At a June meeting held over videoconference, IMO members adopted short-term measures that require existing ships to meet energy-efficiency standards, as well as improve their carbon intensity by 2 percent every year between 2023 and 2026. Environmental groups and other critics said the policies fell well short of what’s needed to meet the organization’s own ambitions—let alone limit warming to 1.5 degrees Celsius over pre-industrial times.
“What has been done up until now is like business-as-usual,” said Michael Prehn, who represents the Solomon Islands in IMO negotiations. “So somebody has to make a proposal that will actually do something.”

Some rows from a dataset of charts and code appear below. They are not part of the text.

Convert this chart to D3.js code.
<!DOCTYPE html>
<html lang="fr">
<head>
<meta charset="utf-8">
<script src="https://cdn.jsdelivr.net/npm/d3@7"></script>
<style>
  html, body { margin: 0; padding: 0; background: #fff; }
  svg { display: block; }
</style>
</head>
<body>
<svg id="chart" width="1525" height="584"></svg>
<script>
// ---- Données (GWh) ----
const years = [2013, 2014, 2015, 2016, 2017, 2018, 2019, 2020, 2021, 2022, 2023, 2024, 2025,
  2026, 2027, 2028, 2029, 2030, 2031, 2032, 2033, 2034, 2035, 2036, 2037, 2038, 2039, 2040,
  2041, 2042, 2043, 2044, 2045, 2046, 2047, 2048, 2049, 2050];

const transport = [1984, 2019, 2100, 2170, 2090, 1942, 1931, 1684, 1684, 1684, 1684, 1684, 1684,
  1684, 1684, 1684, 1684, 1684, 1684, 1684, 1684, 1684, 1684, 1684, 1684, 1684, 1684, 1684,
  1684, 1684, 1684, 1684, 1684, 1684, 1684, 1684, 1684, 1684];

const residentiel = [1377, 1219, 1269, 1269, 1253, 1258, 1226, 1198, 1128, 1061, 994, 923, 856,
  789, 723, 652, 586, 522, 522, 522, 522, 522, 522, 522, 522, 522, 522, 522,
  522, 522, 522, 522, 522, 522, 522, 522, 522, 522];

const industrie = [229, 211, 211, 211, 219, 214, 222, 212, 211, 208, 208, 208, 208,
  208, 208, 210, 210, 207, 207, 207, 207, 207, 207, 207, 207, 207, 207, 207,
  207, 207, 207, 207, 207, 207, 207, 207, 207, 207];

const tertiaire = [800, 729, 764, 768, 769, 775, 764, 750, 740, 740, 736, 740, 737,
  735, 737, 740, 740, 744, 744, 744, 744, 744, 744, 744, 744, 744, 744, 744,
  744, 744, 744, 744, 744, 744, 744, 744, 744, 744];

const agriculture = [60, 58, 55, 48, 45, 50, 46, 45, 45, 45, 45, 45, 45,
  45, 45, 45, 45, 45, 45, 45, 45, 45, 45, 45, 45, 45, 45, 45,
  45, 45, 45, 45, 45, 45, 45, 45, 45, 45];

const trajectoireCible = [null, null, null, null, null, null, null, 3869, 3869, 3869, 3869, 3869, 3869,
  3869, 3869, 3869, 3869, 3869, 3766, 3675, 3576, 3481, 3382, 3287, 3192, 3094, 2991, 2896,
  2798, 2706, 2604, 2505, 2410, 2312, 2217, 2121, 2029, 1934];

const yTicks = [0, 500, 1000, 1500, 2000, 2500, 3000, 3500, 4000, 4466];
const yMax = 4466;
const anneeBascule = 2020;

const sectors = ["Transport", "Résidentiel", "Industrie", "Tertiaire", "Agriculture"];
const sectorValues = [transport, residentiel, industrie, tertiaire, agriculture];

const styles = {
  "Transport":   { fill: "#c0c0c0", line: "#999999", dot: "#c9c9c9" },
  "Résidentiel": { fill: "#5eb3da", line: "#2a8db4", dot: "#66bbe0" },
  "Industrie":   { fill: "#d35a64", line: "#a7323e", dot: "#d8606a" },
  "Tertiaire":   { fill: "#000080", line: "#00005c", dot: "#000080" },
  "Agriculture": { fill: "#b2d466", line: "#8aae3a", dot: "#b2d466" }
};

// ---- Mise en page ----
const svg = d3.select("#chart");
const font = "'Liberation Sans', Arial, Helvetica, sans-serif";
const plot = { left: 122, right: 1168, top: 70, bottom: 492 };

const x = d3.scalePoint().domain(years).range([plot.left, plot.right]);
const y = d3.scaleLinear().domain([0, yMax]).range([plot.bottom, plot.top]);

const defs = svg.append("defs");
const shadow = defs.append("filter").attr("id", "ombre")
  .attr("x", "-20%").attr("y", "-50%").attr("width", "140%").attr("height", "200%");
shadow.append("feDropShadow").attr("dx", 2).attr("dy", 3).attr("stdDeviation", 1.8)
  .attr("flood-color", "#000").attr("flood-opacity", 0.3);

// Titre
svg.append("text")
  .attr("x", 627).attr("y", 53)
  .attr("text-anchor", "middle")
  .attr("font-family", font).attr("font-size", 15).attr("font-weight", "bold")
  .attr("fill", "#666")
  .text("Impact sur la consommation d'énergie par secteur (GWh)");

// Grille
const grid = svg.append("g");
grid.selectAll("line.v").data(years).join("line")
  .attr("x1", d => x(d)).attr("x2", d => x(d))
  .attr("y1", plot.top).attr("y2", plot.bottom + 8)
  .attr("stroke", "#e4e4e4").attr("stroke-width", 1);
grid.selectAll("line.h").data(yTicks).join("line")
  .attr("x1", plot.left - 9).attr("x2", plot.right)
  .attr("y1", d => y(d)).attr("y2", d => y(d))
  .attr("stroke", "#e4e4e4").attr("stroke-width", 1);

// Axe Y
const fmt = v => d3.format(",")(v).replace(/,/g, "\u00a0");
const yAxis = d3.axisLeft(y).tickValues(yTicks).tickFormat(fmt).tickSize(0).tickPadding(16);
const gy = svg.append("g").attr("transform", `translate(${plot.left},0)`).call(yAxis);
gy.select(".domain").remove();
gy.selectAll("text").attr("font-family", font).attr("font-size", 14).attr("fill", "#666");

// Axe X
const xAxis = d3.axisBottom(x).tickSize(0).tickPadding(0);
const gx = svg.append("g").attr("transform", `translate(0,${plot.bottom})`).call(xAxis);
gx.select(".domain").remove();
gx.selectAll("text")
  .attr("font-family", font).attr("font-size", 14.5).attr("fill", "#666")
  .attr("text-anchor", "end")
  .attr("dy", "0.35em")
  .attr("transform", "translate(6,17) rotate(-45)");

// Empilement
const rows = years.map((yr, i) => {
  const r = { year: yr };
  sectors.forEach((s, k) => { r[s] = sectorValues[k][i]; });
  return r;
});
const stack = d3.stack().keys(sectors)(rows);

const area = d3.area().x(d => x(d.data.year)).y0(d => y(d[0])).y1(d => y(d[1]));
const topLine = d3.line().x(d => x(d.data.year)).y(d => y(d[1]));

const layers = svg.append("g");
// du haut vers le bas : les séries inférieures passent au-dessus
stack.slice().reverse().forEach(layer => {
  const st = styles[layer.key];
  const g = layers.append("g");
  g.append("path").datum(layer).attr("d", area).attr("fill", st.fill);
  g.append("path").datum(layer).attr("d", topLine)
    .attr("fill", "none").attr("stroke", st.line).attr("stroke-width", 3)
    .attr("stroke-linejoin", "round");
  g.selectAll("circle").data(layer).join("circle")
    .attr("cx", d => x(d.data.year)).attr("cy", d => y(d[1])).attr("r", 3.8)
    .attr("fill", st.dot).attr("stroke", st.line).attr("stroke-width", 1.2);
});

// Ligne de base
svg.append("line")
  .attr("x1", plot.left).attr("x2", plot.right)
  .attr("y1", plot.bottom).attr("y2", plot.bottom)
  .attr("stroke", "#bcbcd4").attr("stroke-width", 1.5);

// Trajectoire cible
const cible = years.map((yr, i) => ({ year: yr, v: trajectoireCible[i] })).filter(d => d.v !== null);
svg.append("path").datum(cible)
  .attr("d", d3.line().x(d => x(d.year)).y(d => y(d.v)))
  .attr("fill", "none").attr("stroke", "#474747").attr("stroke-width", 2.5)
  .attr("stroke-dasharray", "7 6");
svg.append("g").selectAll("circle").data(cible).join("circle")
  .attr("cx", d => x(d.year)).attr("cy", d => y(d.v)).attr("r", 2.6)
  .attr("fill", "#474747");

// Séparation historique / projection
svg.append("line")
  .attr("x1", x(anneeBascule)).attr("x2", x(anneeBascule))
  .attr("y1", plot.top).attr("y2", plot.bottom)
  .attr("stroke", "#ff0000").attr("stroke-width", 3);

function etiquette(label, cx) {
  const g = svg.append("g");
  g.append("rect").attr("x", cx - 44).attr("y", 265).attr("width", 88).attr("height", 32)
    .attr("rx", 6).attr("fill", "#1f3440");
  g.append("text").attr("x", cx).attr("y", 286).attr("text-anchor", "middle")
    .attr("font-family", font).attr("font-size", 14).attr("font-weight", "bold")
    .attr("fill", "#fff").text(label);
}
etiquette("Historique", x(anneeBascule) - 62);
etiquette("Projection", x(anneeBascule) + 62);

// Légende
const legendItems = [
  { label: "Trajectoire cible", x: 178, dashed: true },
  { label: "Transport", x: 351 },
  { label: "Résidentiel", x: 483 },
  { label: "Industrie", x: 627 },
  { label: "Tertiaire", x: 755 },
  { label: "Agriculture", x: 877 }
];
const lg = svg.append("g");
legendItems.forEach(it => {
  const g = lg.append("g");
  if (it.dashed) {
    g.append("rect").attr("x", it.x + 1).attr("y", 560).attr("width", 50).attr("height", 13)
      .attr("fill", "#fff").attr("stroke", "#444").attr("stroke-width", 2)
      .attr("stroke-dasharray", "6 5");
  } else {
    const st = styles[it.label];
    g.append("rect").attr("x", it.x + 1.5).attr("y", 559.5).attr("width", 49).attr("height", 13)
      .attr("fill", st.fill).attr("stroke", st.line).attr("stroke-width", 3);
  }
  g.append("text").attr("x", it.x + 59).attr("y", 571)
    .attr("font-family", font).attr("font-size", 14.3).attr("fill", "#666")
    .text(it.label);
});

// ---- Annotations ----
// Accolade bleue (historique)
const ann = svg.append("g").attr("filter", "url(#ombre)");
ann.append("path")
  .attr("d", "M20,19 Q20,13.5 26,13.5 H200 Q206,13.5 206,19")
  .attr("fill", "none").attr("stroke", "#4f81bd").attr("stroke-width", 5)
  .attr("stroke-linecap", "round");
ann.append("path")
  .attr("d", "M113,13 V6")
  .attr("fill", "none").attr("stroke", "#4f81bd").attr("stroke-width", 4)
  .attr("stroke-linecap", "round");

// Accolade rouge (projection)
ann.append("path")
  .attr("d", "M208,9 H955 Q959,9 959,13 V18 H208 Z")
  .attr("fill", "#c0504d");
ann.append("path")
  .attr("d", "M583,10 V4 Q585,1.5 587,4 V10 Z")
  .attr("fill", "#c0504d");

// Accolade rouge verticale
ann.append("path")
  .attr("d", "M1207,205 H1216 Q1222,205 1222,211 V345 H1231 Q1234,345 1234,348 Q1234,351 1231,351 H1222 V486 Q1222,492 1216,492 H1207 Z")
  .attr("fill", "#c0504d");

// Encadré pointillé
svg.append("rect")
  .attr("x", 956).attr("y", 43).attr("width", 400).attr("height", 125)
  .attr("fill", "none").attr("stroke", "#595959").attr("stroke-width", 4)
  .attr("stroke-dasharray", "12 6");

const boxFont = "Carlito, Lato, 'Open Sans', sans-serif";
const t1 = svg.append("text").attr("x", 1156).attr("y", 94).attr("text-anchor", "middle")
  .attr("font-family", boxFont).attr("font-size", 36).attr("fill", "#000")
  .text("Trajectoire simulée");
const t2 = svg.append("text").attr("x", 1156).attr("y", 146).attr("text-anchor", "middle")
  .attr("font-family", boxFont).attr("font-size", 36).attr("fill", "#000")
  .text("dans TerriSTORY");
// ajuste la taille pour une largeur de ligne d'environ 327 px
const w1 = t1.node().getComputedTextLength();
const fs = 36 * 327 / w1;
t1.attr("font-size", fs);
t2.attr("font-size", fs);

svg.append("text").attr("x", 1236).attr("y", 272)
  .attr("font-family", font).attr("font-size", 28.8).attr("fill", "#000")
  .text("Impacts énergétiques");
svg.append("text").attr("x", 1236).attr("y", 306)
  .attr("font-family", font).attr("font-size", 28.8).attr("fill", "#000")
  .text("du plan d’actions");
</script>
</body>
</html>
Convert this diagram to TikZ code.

Industry analysts and even some prominent companies have backed pricing carbon emissions to accelerate investments, both in alternative fuels and the infrastructure required to produce, store, and distribute those fuels.
Trafigura, a global commodities trader, is pushing for a levy between $250 to $300 for every metric ton of carbon emitted—the amount researchers say is needed to overhaul the way ships operate. Maersk, the world’s largest container shipping line, has called for a $150 carbon tax. “Fossil fuels cannot keep being cheaper than green fuels,” said Søren Skou, Maersk’s CEO, in a LinkedIn post last month. An industry-led initiative aims for a $2 tax on every metric ton of marine fuel.
Such initiatives face strident opposition from other shipping companies and countries that rely on exports. Argentina, Brazil, and Saudi Arabia have warned that stronger climate policies will hurt their economies by making it more expensive to send food, metals, oil, and other commodities on ships. The Cook Islands, which depends on freighters for essential imports and inter-island transport, worries that it will raise the cost of living.
Advocates say the funds collected from a levy could help lessen any blow to countries that are hit the hardest. Prehn and O’Leary both noted that the proposed $100-per-ton levy is well within the normal price variations for shipping fuels, which can swing between $200 to $600 per metric ton. The industry, in other words, is used to absorbing extra costs when oil prices rise.
Figuring out how the carbon price will work and how funds should be distributed “is going to be a fight,” Prehn said. Proponents hope to reach an agreement by 2023—a tight timeline by IMO standards.
Under Pressure
The brewing carbon price debate comes as the regulator is facing growing public scrutiny.
In early June, days before IMO negotiators convened, the New York Times published an investigation that found the U.N. agency has “repeatedly delayed and watered down climate regulations” at the behest of companies and industry groups. And a new documentary by European journalists, called “Black Trail,” accuses the shipping industry of “polluting with impunity.”
European Union officials, frustrated by the IMO’s slow pace, are moving to include cargo ships in Europe’s Emissions Trading System starting next year. The cap-and-trade scheme already limits emissions from power plants, manufacturing facilities, and airlines. Shipping represents a significant share—about 13 percent—of the EU’s total emissions from transportation. Meanwhile, in the United States, the Biden administration said it will push the IMO to strengthen its goals, from cutting emissions in half by 2050 to zeroing them out entirely.
“If the IMO wants to remain relevant, it’s going to have to step up,” O’Leary said.